Peter and Chris took images of the sky near the moon, going outwards from the Moon in 0.5 degree steps, in order to measure the powerlaw falloff of light using the MLO telescope.

Data taken on night of 2012-01-08.

We got good data for 4 positions, 1.0,1.5, 2.0 and 2.5 degrees from the moon,

WCS coordinates for the frames were found using This is a great site!

Stars in the fields were found by searching Simbad for objects brighter than 10th magnitude. A small program was written to locate these stars and do the photometry based on the magnitude equations determined previously for the CCD, and their J2000 coordinates.
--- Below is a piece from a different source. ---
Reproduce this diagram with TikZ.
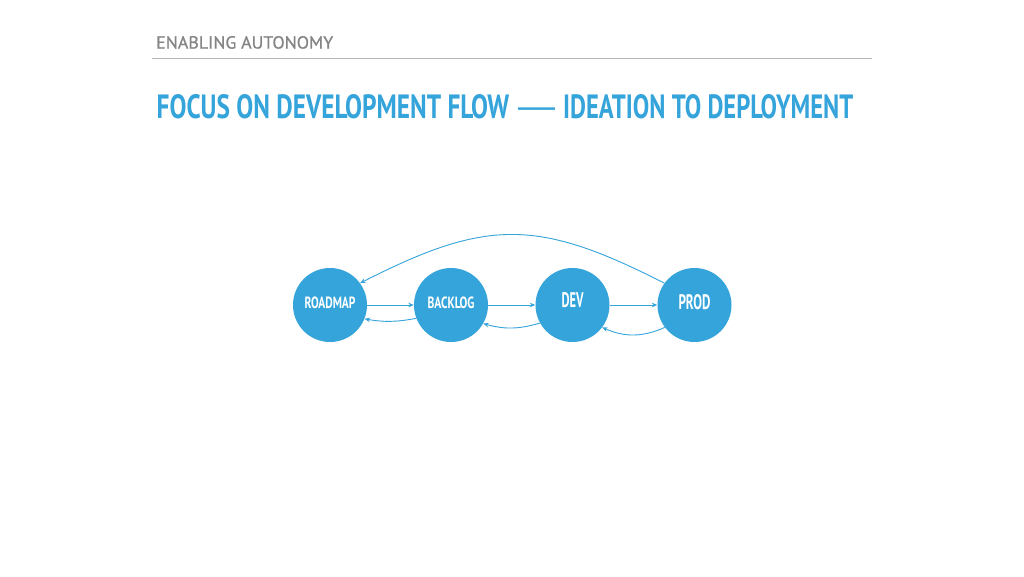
\documentclass[tikz,border=0pt]{standalone}
\usepackage{fontspec}
\setmainfont{PT Sans}
\newfontfamily\headfont[FakeBold=0.7]{PT Sans}
\newfontfamily\dashfont{Liberation Sans}
\usetikzlibrary{arrows.meta}
\definecolor{accent}{RGB}{52,164,219}
\definecolor{headgray}{RGB}{132,132,132}
\definecolor{rulegray}{RGB}{180,180,180}
\tikzset{
  stage/.style={circle, fill=accent, draw=none, minimum size=74pt, inner sep=0pt, text=white, font=\bfseries},
  flow/.style={draw=accent, line width=0.9pt, -{Stealth[length=5.5pt,width=4.5pt]}},
  txt/.style={inner sep=0pt, anchor=south west}
}
\begin{document}
\begin{tikzpicture}[x=1pt,y=1pt]
\useasboundingbox (0,0) rectangle (1024,576);
\fill[white] (0,0) rectangle (1024,576);
% header
\node[txt, text=headgray] (head) at (156,527) {\resizebox{177pt}{12.5pt}{\headfont ENABLING AUTONOMY}};
\coordinate (ruleL) at (152,517.5);
\coordinate (ruleR) at (872,517.5);
\draw[rulegray, line width=1.1pt] (ruleL) -- (ruleR);
% title
\node[txt, text=accent] (titleA) at (156.5,457) {\resizebox{352.5pt}{24pt}{\bfseries FOCUS ON DEVELOPMENT FLOW}};
\node[inner sep=0pt, anchor=base west, text=accent, font={\dashfont\fontsize{37}{37}\selectfont}] (titleDash) at (518,457) {—};
\node[txt, text=accent] (titleB) at (563,457) {\resizebox{290pt}{24pt}{\bfseries IDEATION TO DEPLOYMENT}};
% stages
\node[stage] (roadmap) at (330,271) {\raisebox{2.5pt}[11.6pt][0pt]{\resizebox{51pt}{11.6pt}{ROADMAP}}};
\node[stage] (backlog) at (451,271) {\raisebox{2pt}[11.6pt][0pt]{\resizebox{47pt}{11.6pt}{BACKLOG}}};
\node[stage] (dev) at (572.5,271) {\raisebox{4.5pt}[15pt][0pt]{\resizebox{22pt}{15pt}{DEV}}};
\node[stage] (prod) at (694.5,271) {\raisebox{2.5pt}[15pt][0pt]{\resizebox{32pt}{15pt}{PROD}}};
% forward flow
\draw[flow] (roadmap) -- (backlog);
\draw[flow] (backlog) -- (dev);
\draw[flow] (dev) -- (prod);
% feedback
\draw[flow] (backlog.201) to[bend left=10] (roadmap.-22);
\draw[flow] (dev.-151) to[bend left=16] (backlog.-30);
\draw[flow] (prod.-143) to[bend left=24] (dev.-37);
\draw[flow] (prod.144) to[out=153,in=27,looseness=1.2] (roadmap.36);
\end{tikzpicture}
\end{document}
This is quite nicely automated now. Bias frames were subtracted from each of the images and the magnitudes and sky flux of the known stars in the field computed. The magnitudes were compared to the known magnitudes and came out very nicely.

The images were taken at
POS3 : 06:27:24.313 +22:22:27.07
POS4 : 06:27:25.994 +22:51:53.62
POS5 : 06:27:23.910 +23:22:22.01
POS6 : 06:27:26.336 +23:51:34.44

Some example images with stars of known magnitudes:

POS 3:

The Moon during all of this was at 06 27 36 +21 50 28.

Distances from the center of the moon were computed for each star, and the sky flux next to that star plotted as a function of Lunar distance on a log-log plot.

PDF version of this plot:

Upper plot shows the magnitudes of the stars found in all four fields versus their correct magnitude. Lines is the 1:1 relation.

Lower plot shows the brightess of the sky versus the distance from the Lunar center in log(arcsec).

Line is a powerlaw fit, and has a slope of -0.6.

This is very curious. We were expecting -1.5 to -2 or so. What is this extra light?

The surface brightness is about 16 mag/sqarcsec in the inner most position at 1 degree from the moon, dropping to about 17.5 mag/sqarcsec at 2.5 degrees from the moon. This is a very slow drop in the brightness. The Moon was in the Milky Way plane, but the luminosity of the Milky Way is about 20-21 mag/square arcsec. So it’s not the Milky Way we are seeing.

For the present this is a cosmic puzzle!


Improved coordinates of the Moon were computed from the times of the exposures by Peter and a better plot results. Here it is:

Slope of the halo is now -0.9. That’s a bit better. More work to be done on this at the next full moon.